China & XXIII Winter Olympics Construction
Now, in the face of rising inflation, gold is the typical hedge. But in the case of China, there are a few more options that could also stare down the inflation dragon.
For the ongoing construction boom and monetary tightening in China, listed domestic construction machinery companies like Sany Heavy Industry Co. Ltd (600031.SH) and Guangxi Liugong Machinery Co. Ltd. (000528.SZ) are cited as the most competent candidates for this big pot of government cash.
Metals such as copper, iron ore of which China is a big importer, producers like the World’s Big 3— BHP Billiton, Vale, Rio Tinto, and Cleveland-Cliffs, and Arcelor Mittal, etc. would also benefit from the steady high price supported by strong Chinese demand and the infrastructure build-out for the 2018 XXIII Olympic Winter Games at Pyeongchang, South Korea.

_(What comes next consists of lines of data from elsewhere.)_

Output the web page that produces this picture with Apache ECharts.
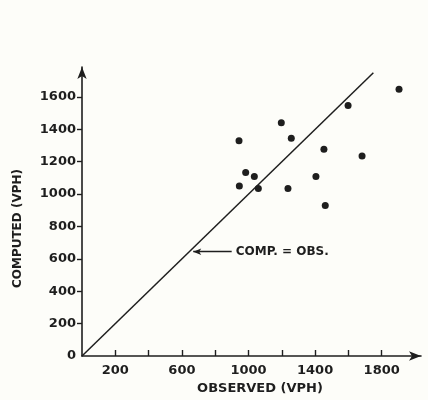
<!DOCTYPE html>
<html>
<head>
<meta charset="utf-8">
<script src="https://cdn.jsdelivr.net/npm/echarts@6/dist/echarts.min.js"></script>
<style>
  html, body { margin: 0; padding: 0; background: #fdfdf9; }
  #chart { width: 428px; height: 400px; }
</style>
</head>
<body>
<div id="chart"></div>
<script>
// observed vs computed volumes (vph)
const observed = [1904, 1598, 1197, 943, 1257, 1453, 1682, 983, 1035, 1405, 945, 1059, 1237, 1461]
const computed = [1647, 1547, 1441, 1330, 1345, 1277, 1236, 1134, 1109, 1109, 1050, 1034, 1034, 929]

// line of equality
const equalLine = [[0, 0], [1750, 1750]]

const xTicks = [200, 400, 600, 800, 1000, 1200, 1400, 1600, 1800]
const xLabels = [200, 600, 1000, 1400, 1800]
const yTicks = [200, 400, 600, 800, 1000, 1200, 1400, 1600]
const yLabels = [0, 200, 400, 600, 800, 1000, 1200, 1400, 1600]

const ink = '#1e1e1e'
const font = 'DejaVu Sans'

let chartDom = document.getElementById('chart')
let chart = echarts.init(chartDom)

chart.setOption({
    backgroundColor: '#fdfdf9',
    animation: false,
    grid: { left: 82, right: 7, top: 67, bottom: 42 },
    xAxis: {
        type: 'value',
        min: 0,
        max: 2036,
        name: 'OBSERVED (VPH)',
        nameLocation: 'middle',
        nameGap: 26,
        nameTextStyle: { color: ink, fontFamily: font, fontSize: 13, fontWeight: 'bold', padding: [0, 0, 0, 17] },
        axisLine: { lineStyle: { color: ink, width: 1.6 }, symbol: ['none', 'arrow'], symbolSize: [7, 12] },
        axisTick: { inside: true, length: 6, lineStyle: { color: ink, width: 1.4 }, customValues: xTicks },
        axisLabel: { color: ink, fontFamily: font, fontSize: 13, fontWeight: 'bold', margin: 8, customValues: xLabels, formatter: v => String(v) },
        splitLine: { show: false }
    },
    yAxis: {
        type: 'value',
        min: 0,
        max: 1785,
        name: 'COMPUTED (VPH)',
        nameLocation: 'middle',
        nameGap: 58,
        nameTextStyle: { color: ink, fontFamily: font, fontSize: 12, fontWeight: 'bold', padding: [0, 34, 0, 0] },
        axisLine: { lineStyle: { color: ink, width: 1.6 }, symbol: ['none', 'arrow'], symbolSize: [7, 12] },
        axisTick: { inside: false, length: 5, lineStyle: { color: ink, width: 1.4 }, customValues: yTicks },
        axisLabel: { color: ink, fontFamily: font, fontSize: 13, fontWeight: 'bold', margin: 6, customValues: yLabels, formatter: v => String(v) },
        splitLine: { show: false }
    },
    series: [
        {
            type: 'line',
            data: equalLine,
            symbol: 'none',
            lineStyle: { color: ink, width: 1.5 },
            markLine: {
                silent: true,
                symbol: ['none', 'arrow'],
                symbolSize: [5, 8],
                lineStyle: { color: ink, width: 1.3, type: 'solid' },
                label: {
                    show: true,
                    position: 'start',
                    distance: 4,
                    formatter: 'COMP. = OBS.',
                    color: ink,
                    fontFamily: font,
                    fontSize: 12,
                    fontWeight: 'bold'
                },
                data: [[{ coord: [899, 644] }, { coord: [668, 644] }]]
            }
        },
        {
            type: 'scatter',
            data: observed.map((x, i) => [x, computed[i]]),
            symbolSize: 7,
            itemStyle: { color: ink, opacity: 1 }
        }
    ]
})
</script>
</body>
</html>
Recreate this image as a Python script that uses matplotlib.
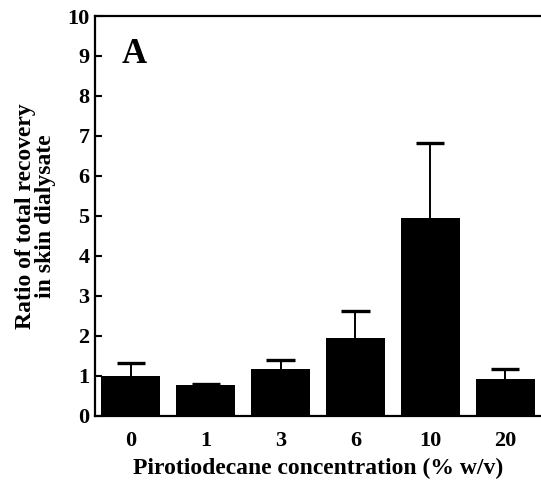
import numpy as np
import matplotlib.pyplot as plt

plt.rcParams['font.family'] = ['Liberation Serif', 'DejaVu Serif']
plt.rcParams['font.weight'] = 'bold'

conc = ['0', '1', '3', '6', '10', '20']
ratio = [1.0, 0.78, 1.17, 1.95, 4.95, 0.93]
err_up = [0.32, 0.02, 0.23, 0.67, 1.88, 0.24]

fig = plt.figure(figsize=(5.41, 4.94), dpi=100)
ax = fig.add_axes([0.1756, 0.158, 0.8244, 0.8096])

x = np.arange(len(conc))
tops = np.array(ratio) + np.array(err_up)
ax.bar(x, ratio, width=0.79, color='black', zorder=2)
# upper error bars only
ax.vlines(x, ratio, tops, color='black', linewidth=1.4, zorder=1)
ax.hlines(tops, x - 0.19, x + 0.19, color='black', linewidth=2.4, zorder=1)

ax.set_xlim(-0.48, 5.48)
ax.set_ylim(0, 10)
ax.set_yticks(range(0, 11))
ax.set_xticks(x)
ax.set_xticklabels(conc)
ax.tick_params(axis='y', direction='in', length=5, width=1.5, labelsize=16, pad=4)
ax.tick_params(axis='x', length=0, labelsize=16, pad=11)
for lab in ax.get_xticklabels() + ax.get_yticklabels():
    lab.set_fontweight('bold')

for s in ['left', 'top', 'bottom']:
    ax.spines[s].set_linewidth(1.6)
ax.spines['right'].set_visible(False)

ax.text(0.06, 0.905, 'A', transform=ax.transAxes, fontsize=25, fontweight='bold',
        va='center', ha='left')

ax.set_ylabel('Ratio of total recovery\nin skin dialysate', fontsize=17,
              fontweight='bold', labelpad=8, linespacing=0.95)
ax.set_xlabel('Pirotiodecane concentration (% w/v)', fontsize=17,
              fontweight='bold', labelpad=5)

fig.savefig('out.png', dpi=100)
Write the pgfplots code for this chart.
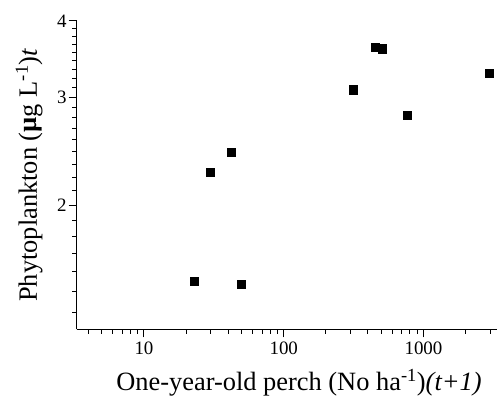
\documentclass[border=0pt]{standalone}
\usepackage{fontspec}
\setmainfont{Liberation Serif}
\usepackage{pgfplots}
\pgfplotsset{compat=1.18}
\newcommand{\tl}[1]{\mbox{\fontsize{19}{21}\selectfont #1}}
\begin{document}
\begin{tikzpicture}
\begin{axis}[
  at={(0,0)}, anchor=south west,
  scale only axis, width=420.3bp, height=308.3bp,
  xmode=log, ymode=log,
  xmin=3.3, xmax=3357, ymin=1.253, ymax=4,
  axis x line*=bottom, axis y line*=left,
  axis line style={line width=1bp},
  tick style={line width=1bp, black},
  tick align=outside,
  major tick length=8bp, minor tick length=4.5bp,
  xtick={10,100,1000}, xticklabels={\tl{10},\tl{100},\tl{1000}},
  minor xtick={4,5,6,7,8,9,20,30,40,50,60,70,80,90,200,300,400,500,600,700,800,900,2000,3000},
  ytick={2,3,4}, yticklabels={\tl{2},\tl{3},\tl{4}},
  minor ytick={1.3333,1.4444,1.5556,1.6667,1.7778,1.8889,2.1111,2.2222,2.3333,2.4444,2.5556,2.6667,2.7778,2.8889,3.1111,3.2222,3.3333,3.4444,3.5556,3.6667,3.7778,3.8889},
  yticklabel style={inner sep=2bp},
  xticklabel style={inner sep=4bp},
  label style={font=\fontsize{26.5}{28}\selectfont},
  xlabel={One-year-old perch (No ha\textsuperscript{-1})\textit{(t+1)}},
  ylabel={Phytoplankton (\textbf{µ}g L\textsuperscript{-1})\textit{t}},
  xlabel style={at={(axis description cs:0.529,-0.2001)}, anchor=base},
  ylabel style={at={(axis description cs:-0.0945,0.5)}, anchor=base},
  clip=false,
]
\addplot[only marks, mark=square*, mark size=4.1bp, black] coordinates {
(23.0,1.504) (29.9,2.262) (42.0,2.442) (49.8,1.487) (315,3.088)
(453,3.622) (506,3.603) (768,2.807) (2934,3.289)
};
\end{axis}
\pgfresetboundingbox
\path[use as bounding box] (-76.7bp,-68.7bp) rectangle (421.3bp,329.3bp);
\end{tikzpicture}
\end{document}
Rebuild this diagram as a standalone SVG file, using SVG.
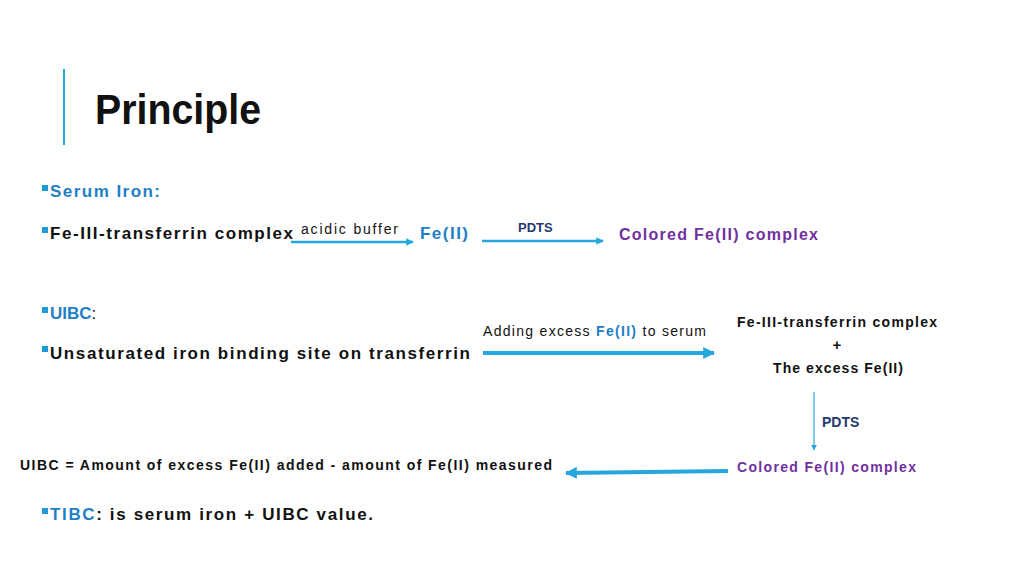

Status Symbols – Money’s No Object
Some “status symbol” consumer goods companies like McDonald’s, Starbucks and luxury car maker like Audi and BMW seem to have better luck (than the coal power plants at least) passing through some of their costs. So companies in this niche sector could weather the coming monetary tightening in China better than…at least the coal power plants.
Red Hot Hogs
Another long idea came from Phupinder Gill, president of CME Group who told China Daily that
“It makes sense to launch hog future contracts soon on Chinese commodity exchanges. Launching hog futures can help local farmers and relative food producers to better hedge price-surge risks, and “it is the smartest thing that the Chinese commodity exchanges can do now.” And there’s an ETF for that – ETFS Lean Hogs (HOGS) tracks the DJ-AIG Lean Hogs Sub-Index. Agriculture ETF or mutual funds such as Oppenheimer Commodity Strategy Total Return Fund (QRAAX) or Market Vectors Global Agribusiness ETFs (MOO) would also be good investing vehicles to diversify one’s portfolio.